Reputation: 1321
I have directed graph stored in the following format in the database {STARTNODE, ENDNODE}. Therefore, {5,3} means there is an arrow from node 5 to node 3.
Now I need to calculate the distance between two random nodes. What is the most efficient way? By the way, the graph is has loops.
Thanks a lot!
Upvotes: 2
Views: 33565
Reputation: 879541
If by distance we mean the minimum number of hops, then you could use Guido van Rossum's find_shortest_path function:
def find_shortest_path(graph, start, end, path=[]):
"""
__source__='https://www.python.org/doc/essays/graphs/'
__author__='Guido van Rossum'
"""
path = path + [start]
if start == end:
return path
if not graph.has_key(start):
return None
shortest = None
for node in graph[start]:
if node not in path:
newpath = find_shortest_path(graph, node, end, path)
if newpath:
if not shortest or len(newpath) < len(shortest):
shortest = newpath
return shortest
if __name__=='__main__':
graph = {'A': ['B', 'C'],
'B': ['C', 'D'],
'C': ['D'],
'D': ['C'],
'E': ['F'],
'F': ['C']}
print(find_shortest_path(graph,'A','D'))
# ['A', 'B', 'D']
print(len(find_shortest_path(graph,'A','D')))
# 3
Upvotes: 6
Reputation: 29889
Given that the distance is the number of hops, and is optimal (shortest path.) You may keep track of visited nodes and current reachable nodes using Python's list/set.

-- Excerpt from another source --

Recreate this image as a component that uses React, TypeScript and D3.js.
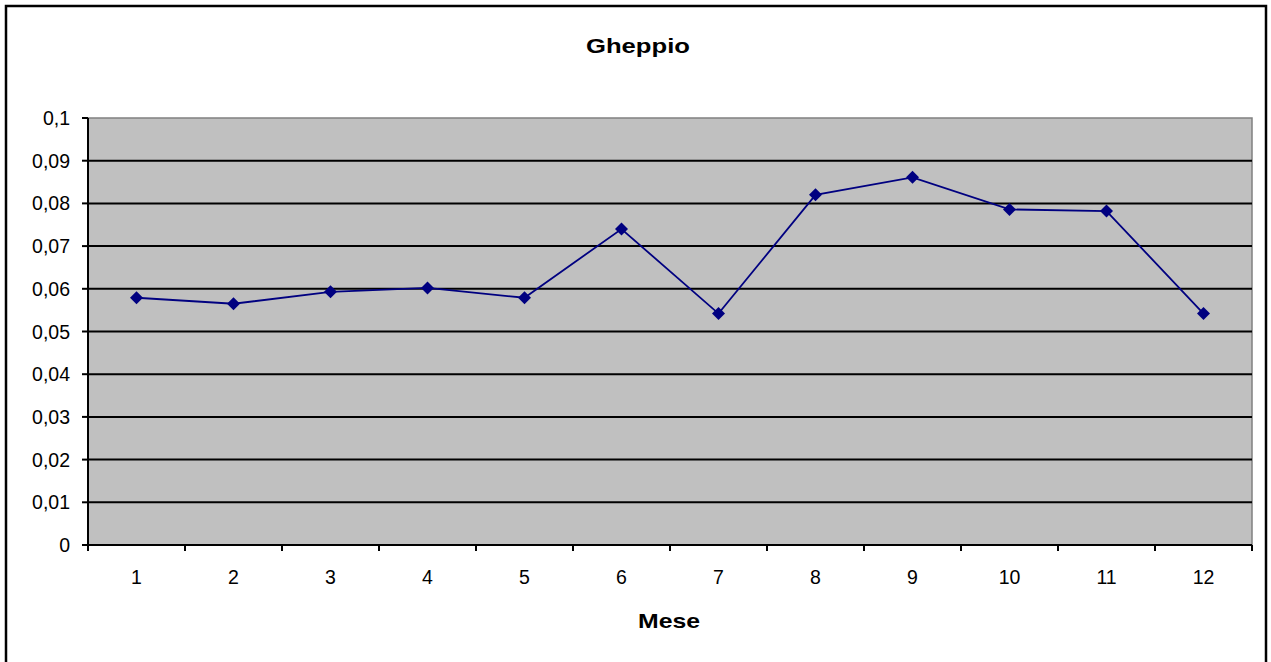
import React from "react";
import * as d3 from "d3";

const title = "Gheppio";
const xTitle = "Mese";
const months = ["1", "2", "3", "4", "5", "6", "7", "8", "9", "10", "11", "12"];
const values = [0.0579, 0.0565, 0.0593, 0.0602, 0.0579, 0.074, 0.0542, 0.082, 0.0861, 0.0786, 0.0782, 0.0542];
const yTicks = [0, 0.01, 0.02, 0.03, 0.04, 0.05, 0.06, 0.07, 0.08, 0.09, 0.1];

const W = 1271;
const H = 662;
const plot = { left: 88, right: 1252, top: 118, bottom: 545 };
const FONT = "'Liberation Sans', Arial, sans-serif";

export default function App() {
  const x = d3.scaleBand().domain(months).range([plot.left, plot.right]).paddingInner(0).paddingOuter(0);
  const y = d3.scaleLinear().domain([0, 0.1]).range([plot.bottom, plot.top]);
  const fmt = (v: number) => (v === 0 ? "0" : d3.format(".2~f")(v).replace(".", ","));
  const line = d3
    .line<number>()
    .x((_, i) => (x(months[i]) as number) + x.bandwidth() / 2)
    .y((d) => y(d));
  const boundaries = months.map((m) => x(m) as number).concat([plot.right]);
  const diamond = "M0,-6.5L6.5,0L0,6.5L-6.5,0Z";

  return (
    <div style={{ position: "absolute", left: 0, top: 0 }}>
      <svg width={W} height={H} style={{ display: "block" }}>
        <rect x={0} y={0} width={W} height={H} fill="#ffffff" />
        <rect x={6} y={6} width={1260} height={680} fill="none" stroke="#000" strokeWidth={2.5} />
        <text x={638} y={53} textAnchor="middle" fontFamily={FONT} fontWeight="bold" fontSize={21} textLength={104} lengthAdjust="spacingAndGlyphs">
          {title}
        </text>
        <rect x={plot.left} y={plot.top} width={plot.right - plot.left} height={plot.bottom - plot.top} fill="#c0c0c0" stroke="#808080" strokeWidth={1.5} />
        {yTicks.slice(1, -1).map((t) => (
          <line key={"g" + t} x1={plot.left} x2={plot.right} y1={y(t)} y2={y(t)} stroke="#000" strokeWidth={2} />
        ))}
        {/* y axis */}
        <line x1={plot.left} x2={plot.left} y1={plot.top} y2={plot.bottom} stroke="#000" strokeWidth={2} />
        {yTicks.map((t) => (
          <g key={"y" + t}>
            <line x1={plot.left - 6} x2={plot.left} y1={y(t)} y2={y(t)} stroke="#000" strokeWidth={2} />
            <text x={70} y={y(t) + 7} textAnchor="end" fontFamily={FONT} fontSize={19.5}>
              {fmt(t)}
            </text>
          </g>
        ))}
        {/* x axis */}
        <line x1={plot.left} x2={plot.right} y1={plot.bottom} y2={plot.bottom} stroke="#000" strokeWidth={2} />
        {boundaries.map((b, i) => (
          <line key={"xt" + i} x1={b} x2={b} y1={plot.bottom} y2={plot.bottom + 6} stroke="#000" strokeWidth={2} />
        ))}
        {months.map((m) => (
          <text key={"xl" + m} x={(x(m) as number) + x.bandwidth() / 2} y={584} textAnchor="middle" fontFamily={FONT} fontSize={19.5}>
            {m}
          </text>
        ))}
        <text x={669} y={628} textAnchor="middle" fontFamily={FONT} fontWeight="bold" fontSize={21} textLength={62} lengthAdjust="spacingAndGlyphs">
          {xTitle}
        </text>
        <path d={line(values) || ""} fill="none" stroke="#000080" strokeWidth={1.8} />
        {values.map((v, i) => (
          <path
            key={"p" + i}
            d={diamond}
            transform={`translate(${(x(months[i]) as number) + x.bandwidth() / 2},${y(v)})`}
            fill="#000080"
          />
        ))}
      </svg>
    </div>
  );
}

Starts from the first node and then keep hopping from the current set of nodes until you reach the target.
For example, given this graph:
[hop 0]
visited: {}
current: {A}
[hop 1]
visited: {A}
current: {B, C, J}
[hop 2]
visited: {A, B, C, J}
current: {D, E, F, G, H}
[hop 3]
visited: {A, B, C, D, E, F, G, H, J}
current: {K} // destination is reachable within 3 hops
The point of visited-node list is to prevent visiting the visited nodes, resulting in a loop. And to get shortest distance, it's no use to make a revisit as it always makes the distance of resulting path longer.
This is a simple implementation of Breadth-first search. The efficiency partly depends on how to check visited nodes, and how to query adjacent nodes of given node. The Breadth-first search always guarantee to give optimal distance but this implementation could create a problem if you have lots of node, say billion/million, in your database. I hope this gives the idea.
Upvotes: 5
Reputation: 48061
If you are really looking for the most efficient way, then the solution is to implement breadth first search in C and then call the implementation from the Python layer. (Of course this applies only if the edges are unweighted; weighted edges require Dijkstra's algorithm if the weights are non-negative, or the Bellman-Ford algorithm if weights can be negative).
Incidentally, the igraph library implements all these algorithms in C, so you might want to try that. If you prefer a pure Python-based solution (which is easier to install than igraph), try the NetworkX package.
Upvotes: 0
Reputation: 1997
As you can see here
If you have unweighted edges you can use BFS
If you have non-negative edges you can use Dijkstra
If you have negative or positive edges you most use Bellman-Ford
Upvotes: 14